It is interesting. If you go back to the Great War and look at the men who returned from the front to be shot for cowardice, or later diagnosed with shell-shock and what we know today as Post-Traumatic Stress Disorder, how society views health and disease, physical and psychological wellbeing, evolves over time.

It is estimated that up to 20% of Gulf War veterans experience PTSD. This number is significantly higher for those on the front-line, although, even those who never left the base, experienced significant trauma from air-raids, their friends and colleagues dying.

Imagine the numbers of people today, the result of global conflicts, who witness horrible things and the effect this will have upon them.

I am not an expert in this area, yet, it strikes me that there are different forms of this condition – the first, where something terrible happens, a person is stunned and that event lives with them in their conscious, disturbing sleep, leading to depression, anxiety and so on, and, another group, who experience the trauma but keep going. Those who despite the horror, somehow manage to sublimate the thoughts and feelings, bury them.

For some, this burying might be effective. Essentially digging such a dark, deep pit and covering it with so much happening that it never surfaces, for others, the events can return unexpectedly at a later time.

The point of this blog relates to the puzzle of this latter group. If you cut your finger and experience pain, it is clear that the cut has caused the pain. If you knock your arm and ten years later because of insidious neurological or sensory damage you experience pain, the cause is less obvious.

The same surely applies here.

For all the women and children, fathers and grandfathers who experience trauma – crossing the Med, escaping from Tikrit, fleeing ISIS, attending a pop concert, it doesn’t matter where, there will be those who experience the pain, seek help and receive support.

For others, the pain will only surface later and then what do you do – what happens when the gap is 10, 20, 30 years or more? ‘What do you mean, you haven’t got over the Gulf War? That was twenty years ago! Pull yourself together…’ asks the naïve one, the one who is unable to appreciate the depths of human suffering.

And the same for other forms of trauma – bullying for example.

If I experience bullying and I am in a fortunate enough position to report this and have the situation corrected (something that we in the 21st Century fool ourselves into believing happens far more than it does), the bully gets their comeuppance, you move-on and with support rebuild your life.

What if there is a delay between the bullying and the symptoms. What if 10 years passes, during which your conscious or sublimated mind manages to maintain a status quo, then… Bang. You are reliving the trauma, the pain, the harassment.

Where do you go from here? Look at the news today – for all the historical cases of sexual abuse coming to the fore in relation to Mr Weinstein, there will be 1000 times that number hidden, people who have moved-on with their lives, burying the past.

The answer?

Well, it is to acknowledge that what is agony for one person might be inconvenience for another – as Victor Frankl says. Trauma is subjective, as is the way we each live those experiences.
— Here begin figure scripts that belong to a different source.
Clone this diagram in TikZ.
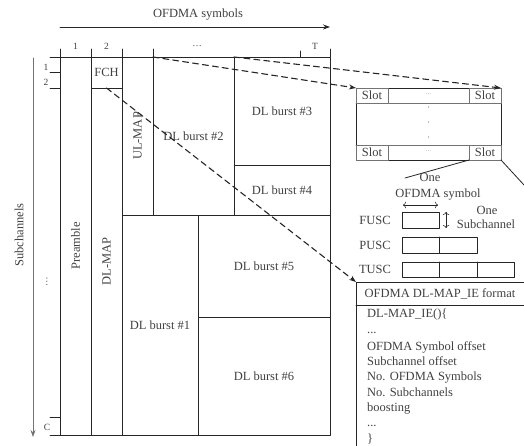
\documentclass[tikz,border=0pt]{standalone}
\usepackage{fontspec}
\setmainfont{Liberation Serif}
\usetikzlibrary{arrows.meta}

\begin{document}
\begin{tikzpicture}[x=1pt, y=-1pt, line cap=round, line join=round,
  txt/.style={font=\fontsize{12.5}{14}\selectfont, text=black!75, inner sep=0pt},
  idx/.style={font=\fontsize{9.5}{11}\selectfont, text=black!75, inner sep=0pt},
  vtxt/.style={txt, rotate=90},
  cell/.style={draw=black!85, line width=0.8pt, outer sep=0pt, inner sep=0pt,
    font=\fontsize{12.5}{14}\selectfont, text=black!75},
  slotcell/.style={cell, draw=black!55, minimum width=32pt, minimum height=15pt},
  dasharrow/.style={draw=black!85, line width=1.1pt, dash pattern=on 6pt off 4pt,
    -{Stealth[length=7pt,width=5pt]}},
  ]
% OFDMA downlink frame exported by hand, 1pt = 1px
\def\frmCol{black!85}
\useasboundingbox (0,0) rectangle (524,446);

% Axes
\draw[\frmCol, line width=0.8pt, -{Stealth[length=7pt,width=5pt]}] (60,27) -- (330,27);
\node[txt] (symAxis) at (198,15) {OFDMA symbols};
\draw[black!55, line width=0.8pt, -{Stealth[length=7pt,width=5pt]}] (33,58) -- (33,437);
\node[vtxt] (subAxis) at (19,235) {Subchannels};

% Header line and index ticks
\begin{scope}[draw=\frmCol, line width=0.8pt]
  \draw (50,57) -- (330,57);
  \draw (50,435) -- (122,435);
  \foreach \x in {60,91,122,153,330}
    \draw (\x,49) -- (\x,57);
  \draw (300,51) -- (300,57);
  \draw (50,72) -- (60,72);
  \draw (50,88) -- (60,88);
  \draw (50,417) -- (60,417);
\end{scope}
\node[idx] (colOne) at (75.5,46) {1};
\node[idx] (colTwo) at (106.5,46) {2};
\node[idx] (colDots) at (197,46) {\dots};
\node[idx] (colT) at (315,46) {T};
\node[idx] (rowOne) at (46,67) {1};
\node[idx] (rowTwo) at (46,82) {2};
\node[idx, rotate=90] (rowDots) at (47,282) {\dots};
\node[idx] (rowC) at (47,427) {C};

% Frame cells
\node[cell, minimum width=31pt, minimum height=378pt] (pre) at (75.5,246) {};
\node[vtxt] (preLbl) at (pre) {Preamble};
\node[cell, minimum width=31pt, minimum height=31pt] (fch) at (106.5,72.5) {FCH};
\node[cell, minimum width=31pt, minimum height=347pt] (dlmap) at (106.5,261.5) {};
\node[vtxt] (dlmapLbl) at (dlmap) {DL-MAP};
\node[cell, minimum width=31pt, minimum height=158pt] (ulmap) at (137.5,136) {};
\node[vtxt] (ulmapLbl) at (ulmap) {UL-MAP};
\node[cell, minimum width=81pt, minimum height=158pt] (dlbB) at (193.5,136) {DL burst \#2};
\node[cell, minimum width=96pt, minimum height=108pt] (dlbC) at (282,111) {DL burst \#3};
\node[cell, minimum width=96pt, minimum height=50pt] (dlbD) at (282,190) {DL burst \#4};
\node[cell, minimum width=76pt, minimum height=220pt] (dlbA) at (160,325) {DL burst \#1};
\node[cell, minimum width=132pt, minimum height=102pt] (dlbE) at (264,266) {DL burst \#5};
\node[cell, minimum width=132pt, minimum height=118pt] (dlbF) at (264,376) {DL burst \#6};

% Slot matrix
\node[cell, minimum width=145pt, minimum height=72pt] (slotbox) at (428.5,124) {};
\begin{scope}[draw=black!55, line width=0.8pt]
  \draw (356,103) -- (501,103);
  \draw (356,145) -- (501,145);
\end{scope}
\node[slotcell] (slotA) at (372,95.5) {Slot};
\node[slotcell] (slotB) at (485,95.5) {Slot};
\node[slotcell] (slotC) at (372,152.5) {Slot};
\node[slotcell] (slotD) at (485,152.5) {Slot};
\node[idx, font=\tiny] (slotDotsA) at (428.5,94) {\dots};
\node[idx, font=\tiny] (slotDotsB) at (428.5,151) {\dots};
\fill[black!50] (428.5,107) circle (0.6pt) (428.5,122) circle (0.6pt) (428.5,137) circle (0.6pt);
\coordinate (symTip) at (405,178);
\coordinate (edgeTip) at (524,185);
\draw[\frmCol, line width=0.8pt] (slotD.south west) -- (symTip);
\draw[\frmCol, line width=0.8pt] (slotD.south east) -- (edgeTip);

% Subcarrier permutations
\node[txt] (oneSym) at (430,177) {One};
\node[txt] (ofdmaSym) at (438,195) {OFDMA symbol};
\draw[black!85, line width=0.6pt, {To[length=3pt]}-{To[length=3pt]}] (403,205) -- (438,205);
\node[txt] (fusc) at (375,220) {FUSC};
\draw[\frmCol, line width=0.8pt] (402,212) rectangle (439,228);
\draw[black!85, line width=0.6pt, {To[length=3pt]}-{To[length=3pt]}] (446,212) -- (446,228);
\node[txt] (oneSub) at (487,210) {One};
\node[txt] (subCh) at (486,224) {Subchannel};
\node[txt] (pusc) at (375,245) {PUSC};
\draw[\frmCol, line width=0.8pt] (402,237) rectangle (477,253);
\draw[\frmCol, line width=0.8pt] (439,237) -- (439,253);
\node[txt] (tusc) at (375,269) {TUSC};
\draw[\frmCol, line width=0.8pt] (402,262) rectangle (514,277);
\draw[\frmCol, line width=0.8pt] (439,262) -- (439,277);
\draw[\frmCol, line width=0.8pt] (477,262) -- (477,277);

% DL-MAP_IE format box
\coordinate (ieCorner) at (356,282);
\draw[\frmCol, line width=0.8pt] (524,282) -- (ieCorner) -- (356,446);
\draw[\frmCol, line width=0.8pt] (356,305) -- (524,305);
\node[txt] (ieHead) at (440,294) {OFDMA DL-MAP\_IE format};
\begin{scope}[every node/.style={txt, anchor=base west}]
  \node (ieA) at (367,317) {DL-MAP\_IE()\{};
  \node (ieB) at (367,333) {...};
  \node (ieC) at (367,350) {OFDMA Symbol offset};
  \node (ieD) at (367,365) {Subchannel offset};
  \node (ieE) at (367,380) {No. OFDMA Symbols};
  \node (ieF) at (367,396) {No. Subchannels};
  \node (ieG) at (367,411) {boosting};
  \node (ieH) at (367,426) {...};
  \node (ieI) at (367,442) {\}};
\end{scope}

% Zoom-in arrows
\draw[dasharrow] (dlbB.north west) -- (slotbox.north west);
\draw[dasharrow] (dlbC.north west) -- (slotbox.north east);
\draw[dasharrow] (fch.south) -- (ieCorner);
\end{tikzpicture}
\end{document}
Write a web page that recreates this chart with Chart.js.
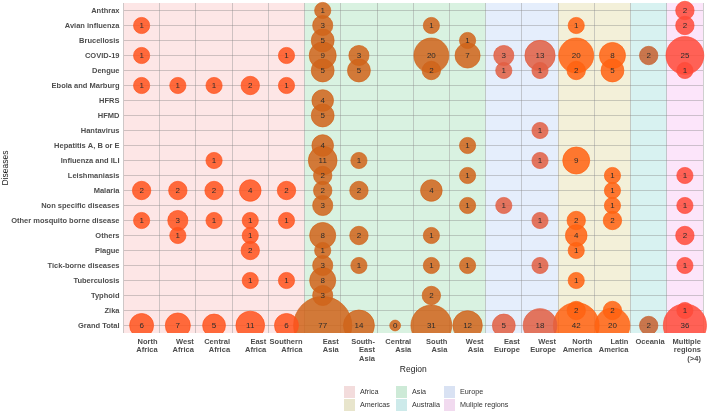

Then, to create an environment where those who are bullied or traumatised don’t need to bury the feeling, who can express what is inside, and, those who witness or experience bad things can share. Away from the bleakness of wars and refugees, how many people working in hospitals experience psychological trauma? How many are able to adequately unburden? Within mental health organisations this is standard practice – it is called supervision, this doesn’t exist within most general hospitals. People are left to get on with it.

A culture of safety is one in which people can express their feelings. In which they can say when they aren’t coping or when they are struggling or when the ghosts of the past have come back. No one knows when this might happen and we are all at risk.

Listen, provide people a chance to express the inner thoughts and do not judge.